Information supplied:
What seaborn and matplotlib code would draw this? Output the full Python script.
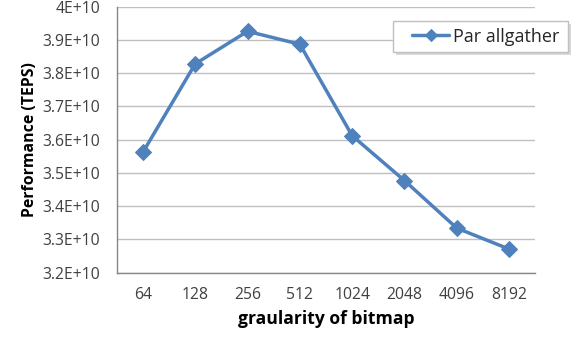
import matplotlib
matplotlib.use("Agg")
import matplotlib.pyplot as plt
from matplotlib.patches import Rectangle
import seaborn as sns
import pandas as pd
import numpy as np

granularity = ["64", "128", "256", "512", "1024", "2048", "4096", "8192"]
performance = [3.562e10, 3.828e10, 3.926e10, 3.887e10, 3.612e10, 3.477e10, 3.334e10, 3.271e10]
series_name = "Par allgather"
y_ticks = [3.2e10, 3.3e10, 3.4e10, 3.5e10, 3.6e10, 3.7e10, 3.8e10, 3.9e10, 4.0e10]
y_tick_labels = ["3.2E+10", "3.3E+10", "3.4E+10", "3.5E+10", "3.6E+10", "3.7E+10", "3.8E+10", "3.9E+10", "4E+10"]

sns.set_style("white")
plt.rcParams["font.family"] = ["Open Sans", "DejaVu Sans"]

df = pd.DataFrame({"granularity": granularity, "performance": performance, "series": series_name})

W, H = 574, 339
fig = plt.figure(figsize=(W / 100, H / 100), dpi=100)
ax = fig.add_axes([116.7 / W, 1 - 272.7 / H, (535.3 - 116.7) / W, (272.7 - 6.7) / H])

color = "#4F81BD"
grid_color = "#BFBFBF"
axis_color = "#868686"
text_color = "#404040"

for y in y_ticks:
    ax.axhline(y, color=grid_color, lw=1.0, zorder=0)

sns.lineplot(data=df, x="granularity", y="performance", hue="series", palette=[color],
             marker="D", markersize=8, linewidth=2.5, markeredgecolor=color,
             sort=False, ax=ax, zorder=3)

ax.set_xlim(-0.5, len(granularity) - 0.5)
ax.set_ylim(3.2e10, 4.0e10)
ax.set_yticks(y_ticks)
ax.set_yticklabels(y_tick_labels, fontsize=11.3, color=text_color)
ax.set_xticks(range(len(granularity)))
ax.set_xticklabels(granularity, fontsize=11.3, color=text_color)
ax.set_xticks(np.arange(-0.5, len(granularity)), minor=True)
ax.tick_params(axis="x", which="major", length=0, pad=10)
ax.tick_params(axis="x", which="minor", length=5, color=axis_color, width=1)
ax.tick_params(axis="y", which="major", length=5, color=axis_color, width=1, pad=7)

for side in ["top", "right"]:
    ax.spines[side].set_visible(False)
for side in ["left", "bottom"]:
    ax.spines[side].set_color(axis_color)
    ax.spines[side].set_linewidth(1)

ax.set_xlabel("graularity of bitmap", fontsize=12.6, fontweight="bold", labelpad=5, color="black")
ax.set_ylabel("Performance (TEPS)", fontsize=11.4, fontweight="bold", labelpad=3, color="black")

# legend box with shadow
bx0, by0, bx1, by1 = 393, 21, 568, 52
shadow = Rectangle(((bx0 + 3) / W, 1 - (by1 + 3) / H), (bx1 - bx0) / W, (by1 - by0) / H,
                   transform=fig.transFigure, facecolor="#D9D9D9", edgecolor="none", zorder=4)
box = Rectangle((bx0 / W, 1 - by1 / H), (bx1 - bx0) / W, (by1 - by0) / H,
                transform=fig.transFigure, facecolor="white", edgecolor="#BFBFBF",
                linewidth=1, zorder=5)
fig.patches.extend([shadow, box])

handles, labels = ax.get_legend_handles_labels()
ax.get_legend().remove()
leg = fig.legend(handles, labels, loc="center left", bbox_to_anchor=(412 / W, 1 - 36.5 / H),
                 bbox_transform=fig.transFigure, fontsize=13, frameon=False,
                 borderpad=0, borderaxespad=0, handlelength=2.05, handletextpad=0.2)
leg.set_zorder(10)
for line in leg.get_lines():
    line.set_markersize(6)

fig.savefig("out.png", dpi=100)
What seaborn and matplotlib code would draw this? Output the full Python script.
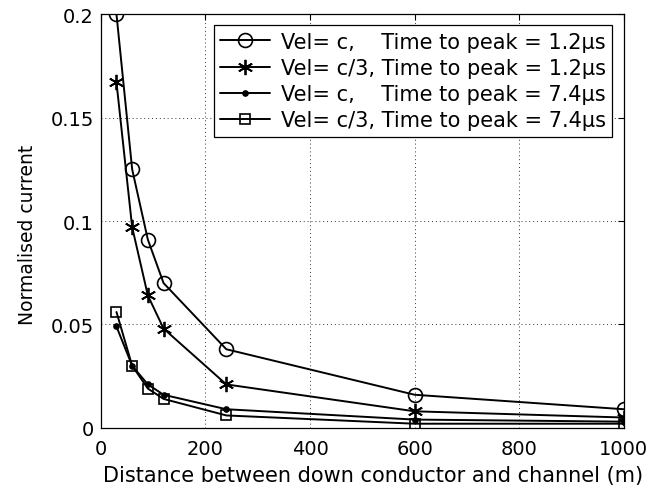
import matplotlib
matplotlib.use("Agg")
import matplotlib.pyplot as plt
import seaborn as sns
import pandas as pd

distance = [30, 60, 90, 120, 240, 600, 1000]
vel_c_1_2 = [0.200, 0.125, 0.091, 0.070, 0.038, 0.016, 0.009]
vel_c3_1_2 = [0.167, 0.097, 0.064, 0.048, 0.021, 0.008, 0.005]
vel_c_7_4 = [0.049, 0.030, 0.021, 0.016, 0.009, 0.004, 0.003]
vel_c3_7_4 = [0.056, 0.030, 0.019, 0.014, 0.006, 0.002, 0.002]
labels = [
    "Vel= c,    Time to peak = 1.2\u03bcs",
    "Vel= c/3, Time to peak = 1.2\u03bcs",
    "Vel= c,    Time to peak = 7.4\u03bcs",
    "Vel= c/3, Time to peak = 7.4\u03bcs",
]
x_ticks = [0, 200, 400, 600, 800, 1000]
y_ticks = [0, 0.05, 0.1, 0.15, 0.2]
y_ticklabels = ["0", "0.05", "0.1", "0.15", "0.2"]

sns.set_style("white")
plt.rcParams["font.family"] = ["DejaVu Sans"]
plt.rcParams.update({"text.color": "black", "axes.labelcolor": "black",
                     "xtick.color": "black", "ytick.color": "black",
                     "xtick.labelcolor": "black", "ytick.labelcolor": "black"})

fig = plt.figure(figsize=(6.63, 4.89), dpi=100)
ax = fig.add_axes([0.152, 0.123, 0.789, 0.846])

series = [vel_c_1_2, vel_c3_1_2, vel_c_7_4, vel_c3_7_4]
styles = [
    dict(marker="o", markersize=10, markerfacecolor="none", markeredgecolor="black", markeredgewidth=1.2),
    dict(marker=(6, 2, 0), markersize=11, markeredgecolor="black", markeredgewidth=1.3),
    dict(marker="o", markersize=4, markerfacecolor="black", markeredgecolor="black"),
    dict(marker="s", markersize=7.5, markerfacecolor="none", markeredgecolor="black", markeredgewidth=1.2),
]
for vals, lab, st in zip(series, labels, styles):
    df = pd.DataFrame({"x": distance, "y": vals})
    sns.lineplot(data=df, x="x", y="y", ax=ax, color="black", linewidth=1.4,
                 label=lab, **st)

ax.set_xlim(0, 1000)
ax.set_ylim(0, 0.2)
ax.set_xticks(x_ticks)
ax.set_yticks(y_ticks)
ax.set_yticklabels(y_ticklabels)
ax.tick_params(direction="in", top=True, right=True, labelsize=14, length=4,
               color="black", labelcolor="black")
ax.tick_params(axis="x", pad=8)
ax.tick_params(axis="y", pad=5)
ax.grid(True, linestyle=(0, (1, 3)), color="black", linewidth=0.7, alpha=0.8)
for s in ax.spines.values():
    s.set_color("black")
    s.set_linewidth(0.9)
ax.set_xlabel("Distance between down conductor and channel (m)", fontsize=15,
              va="top", color="black")
ax.set_ylabel("Normalised current", fontsize=13.5, va="center", color="black")
ax.xaxis.set_label_coords(0.521, -0.09)
ax.yaxis.set_label_coords(-0.14, 0.47)

leg = ax.legend(loc="upper right", bbox_to_anchor=(0.977, 0.973), fontsize=15,
                frameon=True, fancybox=False, edgecolor="black", framealpha=1,
                handlelength=2.4, borderpad=0.3, labelspacing=0.3, handletextpad=0.5,
                borderaxespad=0)
leg.get_frame().set_linewidth(0.9)
for t in leg.get_texts():
    t.set_color("black")

fig.savefig("out.png", dpi=100)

The problem: From the first line of the entries above down to the line holding "import numpy as np", quote each line exactly and nothing else, skipping pictures.

Solution to this task:
What seaborn and matplotlib code would draw this? Output the full Python script.
import matplotlib
matplotlib.use("Agg")
import matplotlib.pyplot as plt
from matplotlib.patches import Rectangle
import seaborn as sns
import pandas as pd
import numpy as np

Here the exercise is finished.